Requirement |
Your copy of the material must match it exactly, except that pictures are dropped.

Provided material |
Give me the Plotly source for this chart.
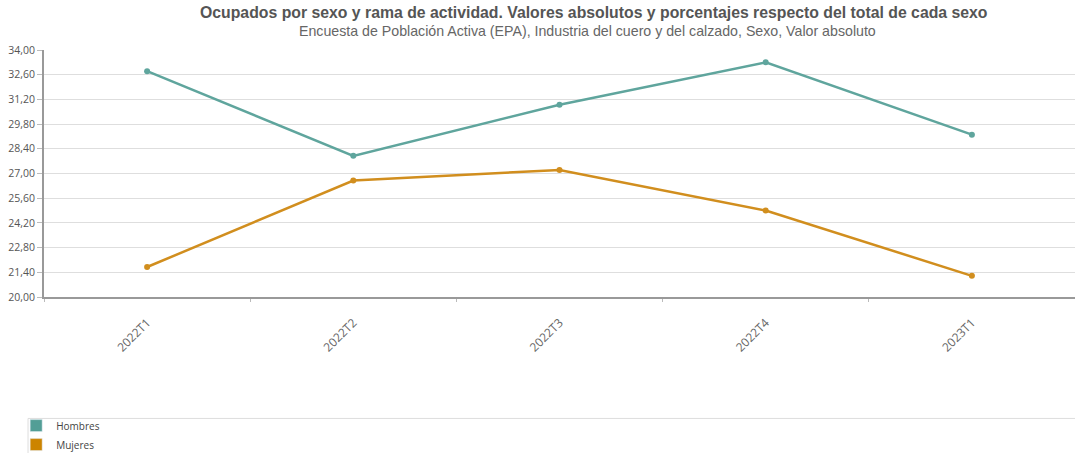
import plotly.graph_objects as go

categories = ["2022T1", "2022T2", "2022T3", "2022T4", "2023T1"]
hombres = [32.8, 28.0, 30.9, 33.3, 29.2]
mujeres = [21.7, 26.6, 27.2, 24.9, 21.2]
y_ticks = [20.0, 21.4, 22.8, 24.2, 25.6, 27.0, 28.4, 29.8, 31.2, 32.6, 34.0]

title = "Ocupados por sexo y rama de actividad. Valores absolutos y porcentajes respecto del total de cada sexo"
subtitle = "Encuesta de Población Activa (EPA), Industria del cuero y del calzado, Sexo, Valor absoluto"

c_h = "#5fa59d"
c_m = "#d18e1e"

fig = go.Figure()
fig.add_trace(go.Scatter(x=categories, y=hombres, mode="lines+markers", name="Hombres",
                         line=dict(color=c_h, width=2.5), marker=dict(size=6, color=c_h),
                         showlegend=False))
fig.add_trace(go.Scatter(x=categories, y=mujeres, mode="lines+markers", name="Mujeres",
                         line=dict(color=c_m, width=2.5), marker=dict(size=6, color=c_m),
                         showlegend=False))
# legend swatches
fig.add_trace(go.Bar(x=[None], y=[None], name="Hombres", marker=dict(color="#529e96")))
fig.add_trace(go.Bar(x=[None], y=[None], name="Mujeres", marker=dict(color="#cc8400")))

fig.update_layout(
    width=1075, height=453,
    margin=dict(l=44, r=0, t=50, b=156, autoexpand=False),
    paper_bgcolor="white", plot_bgcolor="white",
    separators=",.",
    font=dict(family="Open Sans, Verdana, sans-serif", size=11, color="#555"),
    annotations=[
        dict(text=f"<b>{title}</b>", xref="paper", yref="paper",
             x=(594 - 44) / 1031, y=1.0 + (50 - 13) / 246.7, xanchor="center", yanchor="middle",
             showarrow=False, font=dict(family="Liberation Sans, Arial, sans-serif", size=15.8, color="#555")),
        dict(text=subtitle, xref="paper", yref="paper",
             x=(587 - 44) / 1031, y=1.0 + (50 - 31) / 246.7, xanchor="center", yanchor="middle",
             showarrow=False, font=dict(family="Liberation Sans, Arial, sans-serif", size=14.2, color="#666")),
    ],
    xaxis=dict(
        type="category", categoryorder="array", categoryarray=categories,
        range=[-0.5, 4.5], automargin=False,
        tickson="boundaries", ticks="outside", ticklen=3, tickcolor="#bbb",
        tickangle=-45, ticklabelstandoff=12,
        tickfont=dict(size=12, color="#666"),
        showline=True, linecolor="#999", linewidth=2,
        showgrid=False, zeroline=False,
    ),
    yaxis=dict(
        range=[20, 34], tickvals=y_ticks, tickformat=".2f", automargin=False,
        ticks="outside", ticklen=5, tickcolor="#bbb",
        tickfont=dict(size=10.5, color="#555"),
        showline=True, linecolor="#999", linewidth=2,
        showgrid=True, gridcolor="#dedede", gridwidth=1, zeroline=False,
    ),
    legend=dict(
        x=-0.027, y=-0.462, xanchor="left", yanchor="top",
        orientation="v", bgcolor="rgba(0,0,0,0)",
        font=dict(size=10, color="#444"),
        tracegroupgap=0, itemwidth=30,
    ),
    shapes=[dict(type="rect", xref="paper", yref="paper",
                 x0=-0.0155, x1=1.03, y0=-0.64, y1=-0.4917,
                 line=dict(color="#ddd", width=1), fillcolor="rgba(0,0,0,0)", layer="below")],
)

fig.write_html("out.html", config={"displayModeBar": False},
               post_script="document.body.style.margin='0';document.body.style.overflow='hidden';")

Task output |
Give me the Plotly source for this chart.
import plotly.graph_objects as go

categories = ["2022T1", "2022T2", "2022T3", "2022T4", "2023T1"]
hombres = [32.8, 28.0, 30.9, 33.3, 29.2]
mujeres = [21.7, 26.6, 27.2, 24.9, 21.2]
y_ticks = [20.0, 21.4, 22.8, 24.2, 25.6, 27.0, 28.4, 29.8, 31.2, 32.6, 34.0]

title = "Ocupados por sexo y rama de actividad. Valores absolutos y porcentajes respecto del total de cada sexo"
subtitle = "Encuesta de Población Activa (EPA), Industria del cuero y del calzado, Sexo, Valor absoluto"

c_h = "#5fa59d"
c_m = "#d18e1e"

fig = go.Figure()
fig.add_trace(go.Scatter(x=categories, y=hombres, mode="lines+markers", name="Hombres",
                         line=dict(color=c_h, width=2.5), marker=dict(size=6, color=c_h),
                         showlegend=False))
fig.add_trace(go.Scatter(x=categories, y=mujeres, mode="lines+markers", name="Mujeres",
                         line=dict(color=c_m, width=2.5), marker=dict(size=6, color=c_m),
                         showlegend=False))
# legend swatches
fig.add_trace(go.Bar(x=[None], y=[None], name="Hombres", marker=dict(color="#529e96")))
fig.add_trace(go.Bar(x=[None], y=[None], name="Mujeres", marker=dict(color="#cc8400")))

fig.update_layout(
    width=1075, height=453,
    margin=dict(l=44, r=0, t=50, b=156, autoexpand=False),
    paper_bgcolor="white", plot_bgcolor="white",
    separators=",.",
    font=dict(family="Open Sans, Verdana, sans-serif", size=11, color="#555"),
    annotations=[
        dict(text=f"<b>{title}</b>", xref="paper", yref="paper",
             x=(594 - 44) / 1031, y=1.0 + (50 - 13) / 246.7, xanchor="center", yanchor="middle",
             showarrow=False, font=dict(family="Liberation Sans, Arial, sans-serif", size=15.8, color="#555")),
        dict(text=subtitle, xref="paper", yref="paper",
             x=(587 - 44) / 1031, y=1.0 + (50 - 31) / 246.7, xanchor="center", yanchor="middle",
             showarrow=False, font=dict(family="Liberation Sans, Arial, sans-serif", size=14.2, color="#666")),
    ],
    xaxis=dict(
        type="category", categoryorder="array", categoryarray=categories,
        range=[-0.5, 4.5], automargin=False,
        tickson="boundaries", ticks="outside", ticklen=3, tickcolor="#bbb",
        tickangle=-45, ticklabelstandoff=12,
        tickfont=dict(size=12, color="#666"),
        showline=True, linecolor="#999", linewidth=2,
        showgrid=False, zeroline=False,
    ),
    yaxis=dict(
        range=[20, 34], tickvals=y_ticks, tickformat=".2f", automargin=False,
        ticks="outside", ticklen=5, tickcolor="#bbb",
        tickfont=dict(size=10.5, color="#555"),
        showline=True, linecolor="#999", linewidth=2,
        showgrid=True, gridcolor="#dedede", gridwidth=1, zeroline=False,
    ),
    legend=dict(
        x=-0.027, y=-0.462, xanchor="left", yanchor="top",
        orientation="v", bgcolor="rgba(0,0,0,0)",
        font=dict(size=10, color="#444"),
        tracegroupgap=0, itemwidth=30,
    ),
    shapes=[dict(type="rect", xref="paper", yref="paper",
                 x0=-0.0155, x1=1.03, y0=-0.64, y1=-0.4917,
                 line=dict(color="#ddd", width=1), fillcolor="rgba(0,0,0,0)", layer="below")],
)

fig.write_html("out.html", config={"displayModeBar": False},
               post_script="document.body.style.margin='0';document.body.style.overflow='hidden';")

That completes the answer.